Platonic seems to have no idea where it’s going in Season 2, and Episode 7 is perhaps more indicative of that than any other.

Sometimes, even when a show isn’t at its best, it can still be pretty good. Platonic has always been like that, which is why it’s sometimes difficult to talk about. Even the worst, most asinine episodes still have a funny line or two, or an unexpected moment of physical comedy, and that’s what you tend to focus on because it’s what you’re looking for from a comedy. But whereas the first season had this and a complementary overarching narrative shape, Season 2 doesn’t seem to have any idea where it’s going or what it’s doing. And this felt more obvious to me in Episode 7, “The Office Party”, than it has in any of the others.

As usual, there are funny moments. Stewart is here, and I love Stewart. Charlie is continuing to get more focus, which is what I wanted. But at this point, stuff is happening that throws you for a loop, not because it’s sneakily implemented but because it doesn’t make a great deal of sense. It muddies up the underlying thematic points and confuses ongoing character arcs. There’s just a sense that there wasn’t a long-term plan for what this season was going to look like.

The message, as far as I can tell, is that therapy isn’t very useful.
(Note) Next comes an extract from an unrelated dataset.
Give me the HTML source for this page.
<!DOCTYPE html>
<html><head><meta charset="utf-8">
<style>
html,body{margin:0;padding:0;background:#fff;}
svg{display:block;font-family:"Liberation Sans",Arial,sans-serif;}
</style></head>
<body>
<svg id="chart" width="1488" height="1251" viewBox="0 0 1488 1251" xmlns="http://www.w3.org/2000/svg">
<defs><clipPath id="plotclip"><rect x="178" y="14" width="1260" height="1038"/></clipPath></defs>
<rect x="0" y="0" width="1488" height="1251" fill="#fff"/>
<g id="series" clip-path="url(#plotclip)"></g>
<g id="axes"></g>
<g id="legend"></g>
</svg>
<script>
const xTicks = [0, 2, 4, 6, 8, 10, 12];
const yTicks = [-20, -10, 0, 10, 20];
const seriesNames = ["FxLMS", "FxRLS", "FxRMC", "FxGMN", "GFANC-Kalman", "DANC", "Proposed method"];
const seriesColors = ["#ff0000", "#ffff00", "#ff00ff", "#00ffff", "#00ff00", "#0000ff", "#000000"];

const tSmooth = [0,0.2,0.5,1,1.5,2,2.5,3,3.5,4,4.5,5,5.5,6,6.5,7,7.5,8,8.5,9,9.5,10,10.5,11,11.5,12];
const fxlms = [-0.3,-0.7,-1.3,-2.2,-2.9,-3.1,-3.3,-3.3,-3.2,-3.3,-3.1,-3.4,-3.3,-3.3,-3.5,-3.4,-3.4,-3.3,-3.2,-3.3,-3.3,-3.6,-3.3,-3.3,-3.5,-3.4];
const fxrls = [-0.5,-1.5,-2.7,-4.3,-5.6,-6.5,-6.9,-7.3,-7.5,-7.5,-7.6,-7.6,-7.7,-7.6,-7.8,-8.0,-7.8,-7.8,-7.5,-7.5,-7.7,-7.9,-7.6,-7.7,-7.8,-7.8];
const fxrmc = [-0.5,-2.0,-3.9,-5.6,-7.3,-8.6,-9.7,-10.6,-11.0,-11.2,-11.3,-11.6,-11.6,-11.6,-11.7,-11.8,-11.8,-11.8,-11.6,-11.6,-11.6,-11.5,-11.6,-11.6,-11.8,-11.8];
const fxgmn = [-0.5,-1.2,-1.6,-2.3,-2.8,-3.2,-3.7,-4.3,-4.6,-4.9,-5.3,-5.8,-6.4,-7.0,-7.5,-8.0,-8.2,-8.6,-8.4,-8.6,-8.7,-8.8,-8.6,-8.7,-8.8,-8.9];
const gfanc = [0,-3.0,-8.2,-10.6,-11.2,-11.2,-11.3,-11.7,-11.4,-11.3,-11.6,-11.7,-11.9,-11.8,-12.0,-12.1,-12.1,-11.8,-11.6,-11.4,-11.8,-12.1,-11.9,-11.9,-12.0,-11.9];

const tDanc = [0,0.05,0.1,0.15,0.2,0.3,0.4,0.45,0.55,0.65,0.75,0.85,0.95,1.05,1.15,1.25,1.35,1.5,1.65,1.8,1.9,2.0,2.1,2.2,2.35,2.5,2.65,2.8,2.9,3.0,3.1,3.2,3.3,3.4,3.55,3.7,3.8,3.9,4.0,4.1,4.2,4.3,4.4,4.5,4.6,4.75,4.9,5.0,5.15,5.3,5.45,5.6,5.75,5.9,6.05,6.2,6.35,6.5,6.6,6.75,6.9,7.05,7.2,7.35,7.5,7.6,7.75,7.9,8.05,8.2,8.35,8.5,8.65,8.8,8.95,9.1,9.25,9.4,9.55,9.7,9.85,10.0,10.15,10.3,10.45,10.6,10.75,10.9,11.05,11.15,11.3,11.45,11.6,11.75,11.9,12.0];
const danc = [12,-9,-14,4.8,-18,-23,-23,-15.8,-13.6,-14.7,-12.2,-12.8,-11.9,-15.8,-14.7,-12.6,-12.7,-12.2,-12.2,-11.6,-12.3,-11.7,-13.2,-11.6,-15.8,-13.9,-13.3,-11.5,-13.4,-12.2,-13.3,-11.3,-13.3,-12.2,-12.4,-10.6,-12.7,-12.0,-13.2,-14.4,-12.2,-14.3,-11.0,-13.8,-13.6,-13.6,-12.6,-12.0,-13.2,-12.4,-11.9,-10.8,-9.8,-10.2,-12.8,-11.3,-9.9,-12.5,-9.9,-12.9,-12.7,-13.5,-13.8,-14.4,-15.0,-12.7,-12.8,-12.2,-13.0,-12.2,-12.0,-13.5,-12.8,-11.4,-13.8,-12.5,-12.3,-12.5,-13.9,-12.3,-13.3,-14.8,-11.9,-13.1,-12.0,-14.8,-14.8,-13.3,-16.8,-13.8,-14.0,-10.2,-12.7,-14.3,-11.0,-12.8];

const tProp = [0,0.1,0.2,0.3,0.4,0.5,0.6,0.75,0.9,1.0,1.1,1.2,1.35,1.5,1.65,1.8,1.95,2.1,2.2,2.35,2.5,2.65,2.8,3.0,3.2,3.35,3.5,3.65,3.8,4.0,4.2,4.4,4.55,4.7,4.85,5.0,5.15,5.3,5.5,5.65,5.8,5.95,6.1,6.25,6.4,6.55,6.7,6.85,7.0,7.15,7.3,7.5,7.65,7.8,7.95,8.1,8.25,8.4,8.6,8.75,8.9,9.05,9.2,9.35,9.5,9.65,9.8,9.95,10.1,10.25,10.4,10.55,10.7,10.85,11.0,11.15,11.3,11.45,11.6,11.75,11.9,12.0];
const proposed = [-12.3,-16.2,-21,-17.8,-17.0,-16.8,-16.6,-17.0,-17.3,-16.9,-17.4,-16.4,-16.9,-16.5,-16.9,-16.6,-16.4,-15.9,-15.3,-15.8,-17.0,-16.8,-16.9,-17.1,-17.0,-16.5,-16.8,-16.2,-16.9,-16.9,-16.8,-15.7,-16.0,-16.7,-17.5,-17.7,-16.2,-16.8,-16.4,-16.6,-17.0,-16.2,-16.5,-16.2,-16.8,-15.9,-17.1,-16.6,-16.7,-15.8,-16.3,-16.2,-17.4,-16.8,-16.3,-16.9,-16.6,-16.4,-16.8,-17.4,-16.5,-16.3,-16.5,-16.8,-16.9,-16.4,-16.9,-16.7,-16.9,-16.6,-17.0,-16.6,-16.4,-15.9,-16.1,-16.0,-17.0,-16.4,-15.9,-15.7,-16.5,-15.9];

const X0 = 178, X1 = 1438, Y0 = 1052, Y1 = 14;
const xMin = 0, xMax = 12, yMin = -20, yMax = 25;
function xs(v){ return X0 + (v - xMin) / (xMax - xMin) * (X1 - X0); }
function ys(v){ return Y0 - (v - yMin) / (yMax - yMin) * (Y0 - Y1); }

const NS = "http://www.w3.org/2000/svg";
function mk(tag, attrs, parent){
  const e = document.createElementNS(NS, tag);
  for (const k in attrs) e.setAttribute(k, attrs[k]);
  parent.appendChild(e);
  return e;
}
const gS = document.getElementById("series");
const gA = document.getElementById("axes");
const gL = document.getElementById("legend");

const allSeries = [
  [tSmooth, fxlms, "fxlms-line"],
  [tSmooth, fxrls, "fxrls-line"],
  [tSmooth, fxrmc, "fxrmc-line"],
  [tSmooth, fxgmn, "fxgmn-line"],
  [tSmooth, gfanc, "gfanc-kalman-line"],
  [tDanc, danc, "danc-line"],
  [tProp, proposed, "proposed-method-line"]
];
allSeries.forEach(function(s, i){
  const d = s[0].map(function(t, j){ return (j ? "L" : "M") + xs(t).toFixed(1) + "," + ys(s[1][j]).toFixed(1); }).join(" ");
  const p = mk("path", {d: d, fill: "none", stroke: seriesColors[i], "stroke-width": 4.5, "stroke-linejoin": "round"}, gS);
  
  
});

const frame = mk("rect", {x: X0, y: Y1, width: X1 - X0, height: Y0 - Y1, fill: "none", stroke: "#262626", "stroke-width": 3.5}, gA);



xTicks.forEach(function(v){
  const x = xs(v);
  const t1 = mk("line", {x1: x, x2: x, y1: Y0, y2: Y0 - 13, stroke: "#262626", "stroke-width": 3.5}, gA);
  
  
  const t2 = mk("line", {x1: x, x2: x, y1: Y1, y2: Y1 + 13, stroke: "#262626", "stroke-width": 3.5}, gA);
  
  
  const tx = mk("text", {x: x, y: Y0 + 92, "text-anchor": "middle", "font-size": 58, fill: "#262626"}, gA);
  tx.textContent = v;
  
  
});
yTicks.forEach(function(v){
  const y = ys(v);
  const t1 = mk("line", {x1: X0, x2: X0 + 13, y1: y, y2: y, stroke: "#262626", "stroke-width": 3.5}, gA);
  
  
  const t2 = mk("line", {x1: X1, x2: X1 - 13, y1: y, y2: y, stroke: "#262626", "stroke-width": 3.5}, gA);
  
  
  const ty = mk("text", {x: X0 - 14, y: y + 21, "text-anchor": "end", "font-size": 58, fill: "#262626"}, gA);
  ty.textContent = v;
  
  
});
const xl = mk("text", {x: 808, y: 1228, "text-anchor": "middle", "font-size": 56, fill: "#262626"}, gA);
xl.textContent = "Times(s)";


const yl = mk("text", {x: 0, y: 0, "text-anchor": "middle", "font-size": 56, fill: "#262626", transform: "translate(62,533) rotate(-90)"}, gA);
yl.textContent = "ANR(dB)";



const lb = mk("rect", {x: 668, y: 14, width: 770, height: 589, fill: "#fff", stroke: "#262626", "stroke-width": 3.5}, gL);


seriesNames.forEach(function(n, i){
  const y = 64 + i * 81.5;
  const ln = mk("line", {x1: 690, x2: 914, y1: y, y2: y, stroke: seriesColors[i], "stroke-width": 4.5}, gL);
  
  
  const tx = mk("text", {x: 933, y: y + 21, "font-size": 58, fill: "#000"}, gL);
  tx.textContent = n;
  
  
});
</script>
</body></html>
This is a weird point for a show to make — especially since Apple TV+’s best show, Shrinking, is about how great therapy is — but it’s the only one I think makes sense in context. Charlie has finally started attending sessions after the Jeopardy! debacle, and it takes him all of one episode to completely derail his life. He starts regurgitating conflict resolution platitudes around the house, insists that Will stop living in his home — I can get on board with that one, at least — and develops a bunch of problems with his career and his marriage to Sylvia that, weirdly, he didn’t really have before.

On multiple occasions, therapy is blamed for Will’s previous marital breakdown (Audrey crops up in this episode for basically no reason at all, by the way), Sylvia expresses outright disdain for the idea when Charlie asks her to attend his next session with him, and when she finally gets there and meets his therapist, he’s an obvious charlatan who forces them out of his office under the pretense of having another appointment, just so he can go cycling. Charlie attending therapy doesn’t have a single positive knock-on effect. In fact, it might have caused him to blow up his entire life, which we’ll get to in a minute.
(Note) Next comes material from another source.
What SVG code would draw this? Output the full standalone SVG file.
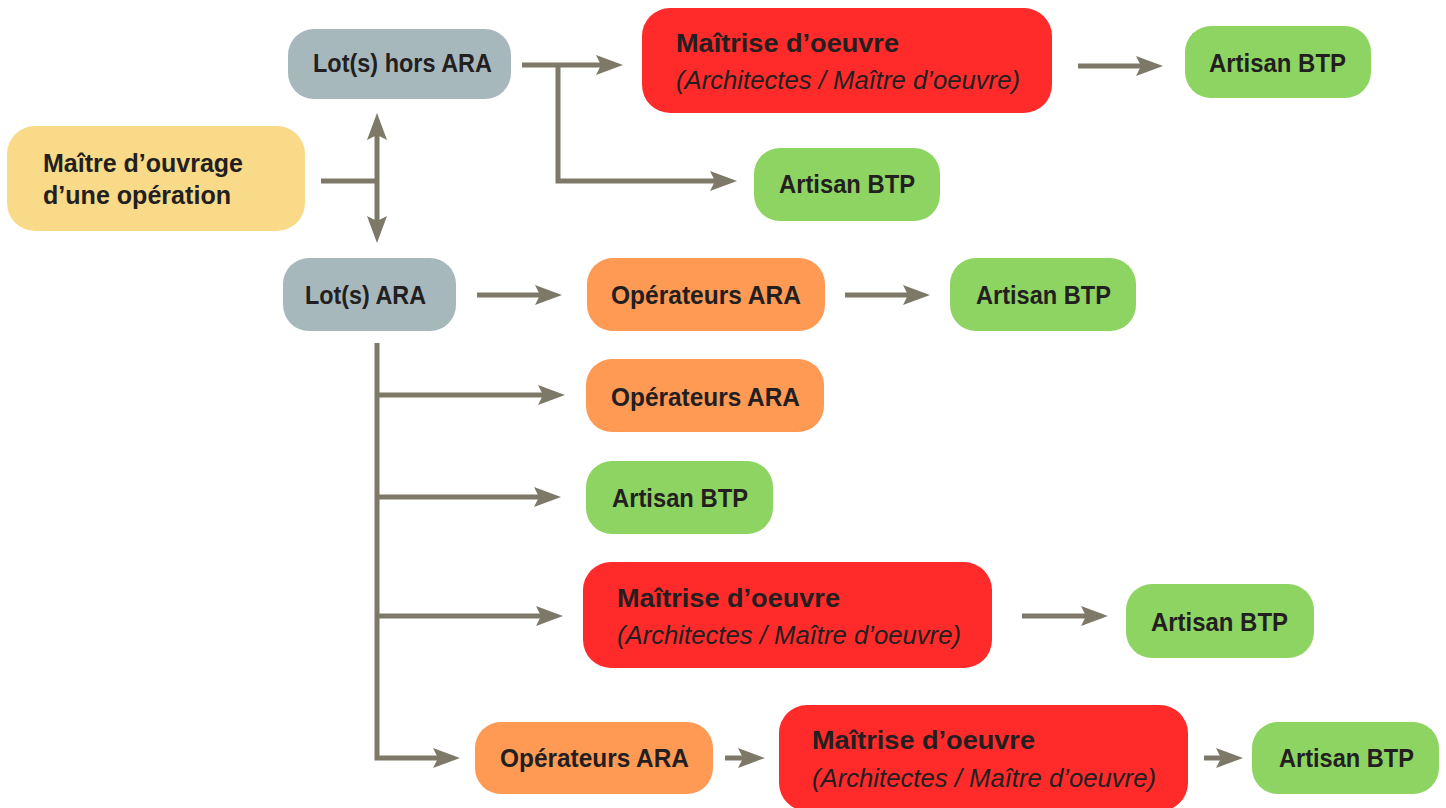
<svg xmlns="http://www.w3.org/2000/svg" width="1446" height="808" viewBox="0 0 1446 808">
<style>
.b{font-family:"Liberation Sans",Arial,sans-serif;font-weight:bold;font-size:26px;fill:#231F20}
.i{font-family:"Liberation Sans",Arial,sans-serif;font-style:italic;font-size:26px;fill:#231F20}
.yel{fill:#F8DA88}
.gry{fill:#A7B8BD}
.red{fill:#FF2B2B}
.org{fill:#FF9A55}
.grn{fill:#8ED462}
.c{fill:none;stroke:#7E7868;stroke-width:5;stroke-linejoin:miter}
.a{marker-end:url(#ah)}
</style>
<defs>
<marker id="ah" markerUnits="userSpaceOnUse" viewBox="-6 -11 30 22" markerWidth="30" markerHeight="22" refX="0" refY="0" orient="auto-start-reverse" overflow="visible">
<path d="M22,0 L-5,-10 L0,0 L-5,10 Z" fill="#7E7868"/>
</marker>
</defs>
<rect width="1446" height="808" fill="#FFFFFF"/>
<g id="connectors">
<path class="c" d="M321,181 H377"/>
<path class="c" d="M377,135 V221" marker-start="url(#ah)" marker-end="url(#ah)"/>
<path class="c a" d="M522,65 H601"/>
<path class="c a" d="M558,65 V181 H715"/>
<path class="c a" d="M1078,66 H1141"/>
<path class="c a" d="M477,295 H540"/>
<path class="c a" d="M845,295 H908"/>
<path class="c a" d="M377,343 V758 H438"/>
<path class="c a" d="M377,395 H543"/>
<path class="c a" d="M377,497 H539"/>
<path class="c a" d="M377,616 H541"/>
<path class="c a" d="M725,758 H743"/>
<path class="c a" d="M1022,616 H1086"/>
<path class="c a" d="M1204,758 H1221"/>
</g>
<g id="maitre-ouvrage">
<rect class="yel" x="7" y="126" width="298" height="105" rx="28"/>
<text class="b" x="43" y="172" textLength="200" lengthAdjust="spacingAndGlyphs">Maître d’ouvrage</text>
<text class="b" x="43" y="204" textLength="188" lengthAdjust="spacingAndGlyphs">d’une opération</text>
</g>
<g id="lots-hors-ara">
<rect class="gry" x="288" y="29" width="223" height="70" rx="26"/>
<text class="b" x="313" y="72" textLength="179" lengthAdjust="spacingAndGlyphs">Lot(s) hors ARA</text>
</g>
<g id="lots-ara">
<rect class="gry" x="283" y="258" width="173" height="73" rx="26"/>
<text class="b" x="305" y="304" textLength="121" lengthAdjust="spacingAndGlyphs">Lot(s) ARA</text>
</g>
<g id="moe-1">
<rect class="red" x="642" y="8" width="410" height="105" rx="28"/>
<text class="b" x="676" y="52" textLength="223" lengthAdjust="spacingAndGlyphs">Maîtrise d’oeuvre</text>
<text class="i" x="676" y="89" textLength="344" lengthAdjust="spacingAndGlyphs">(Architectes / Maître d’oeuvre)</text>
</g>
<g id="artisan-1">
<rect class="grn" x="1185" y="26" width="186" height="72" rx="26"/>
<text class="b" x="1209" y="72" textLength="137" lengthAdjust="spacingAndGlyphs">Artisan BTP</text>
</g>
<g id="artisan-2">
<rect class="grn" x="754" y="148" width="186" height="73" rx="26"/>
<text class="b" x="779" y="193" textLength="136" lengthAdjust="spacingAndGlyphs">Artisan BTP</text>
</g>
<g id="operateurs-1">
<rect class="org" x="587" y="258" width="238" height="73" rx="26"/>
<text class="b" x="611" y="304" textLength="190" lengthAdjust="spacingAndGlyphs">Opérateurs ARA</text>
</g>
<g id="artisan-3">
<rect class="grn" x="950" y="258" width="186" height="73" rx="26"/>
<text class="b" x="976" y="304" textLength="135" lengthAdjust="spacingAndGlyphs">Artisan BTP</text>
</g>
<g id="operateurs-2">
<rect class="org" x="586" y="359" width="238" height="73" rx="26"/>
<text class="b" x="611" y="406" textLength="189" lengthAdjust="spacingAndGlyphs">Opérateurs ARA</text>
</g>
<g id="artisan-4">
<rect class="grn" x="586" y="461" width="187" height="73" rx="26"/>
<text class="b" x="612" y="507" textLength="136" lengthAdjust="spacingAndGlyphs">Artisan BTP</text>
</g>
<g id="moe-2">
<rect class="red" x="583" y="562" width="409" height="106" rx="28"/>
<text class="b" x="617" y="607" textLength="223" lengthAdjust="spacingAndGlyphs">Maîtrise d’oeuvre</text>
<text class="i" x="617" y="644" textLength="344" lengthAdjust="spacingAndGlyphs">(Architectes / Maître d’oeuvre)</text>
</g>
<g id="artisan-5">
<rect class="grn" x="1126" y="584" width="188" height="74" rx="26"/>
<text class="b" x="1151" y="631" textLength="137" lengthAdjust="spacingAndGlyphs">Artisan BTP</text>
</g>
<g id="operateurs-3">
<rect class="org" x="475" y="722" width="238" height="72" rx="26"/>
<text class="b" x="500" y="767" textLength="189" lengthAdjust="spacingAndGlyphs">Opérateurs ARA</text>
</g>
<g id="moe-3">
<rect class="red" x="779" y="705" width="409" height="106" rx="28"/>
<text class="b" x="812" y="749" textLength="223" lengthAdjust="spacingAndGlyphs">Maîtrise d’oeuvre</text>
<text class="i" x="812" y="787" textLength="344" lengthAdjust="spacingAndGlyphs">(Architectes / Maître d’oeuvre)</text>
</g>
<g id="artisan-6">
<rect class="grn" x="1252" y="722" width="187" height="72" rx="26"/>
<text class="b" x="1279" y="767" textLength="135" lengthAdjust="spacingAndGlyphs">Artisan BTP</text>
</g>
</svg>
Platonic Season 2, Episode 7 pretends to hinge on the success of the party Sylvia has organized for Frank’s retirement. Through a convoluted string of circumstances that involves Will having spontaneously morphed into a ladies’ man, she’s able to secure the swanky venue she was angling for in the first place, and as is typical of this show, all signs point to everything going wrong. They don’t, though. A mishap involving some chairs gets sorted out by Will, of all people, and while it makes Sylvia late for her therapy appointment with Charlie, she manages to get there. The party’s a big hit. Everything that you thought was going to go wrong doesn’t.

Let me just break off a minute to complain about Will. This is becoming harder to do, since last time out, he had an epiphany about how much of an idiot he is, and he seems to have turned over a new leaf. But the idea of him being an unstoppably virile womanizer is simply too ridiculous for me to accept. Look at how he’s dressed! It’s implausible that any woman would be interested in him, let alone a string of them, and it runs counter to his generally awkward demeanour. It’s only happening because 1) Charlie needs an excuse to want him out of the house and 2) Sylvia needs a way to secure that swanky venue. It’s weak, inconsistent storytelling.

Speaking of which, with Sylvia’s event a success, some conflict needs to be introduced from somewhere, so Charlie spontaneously uses Frank’s retirement as an excuse to announce his own retirement, totally out of nowhere. The way it’s presented, this is clearly another outgrowth of his therapy, so Sylvia feels like she has to politely support him in it despite it obviously being a rash and no doubt terrible decision. It just doesn’t feel consistent. Either way, though, it’s probably going to be the focal point of the next couple of episodes, so buckle up, folks. We’ve still got a long way to go.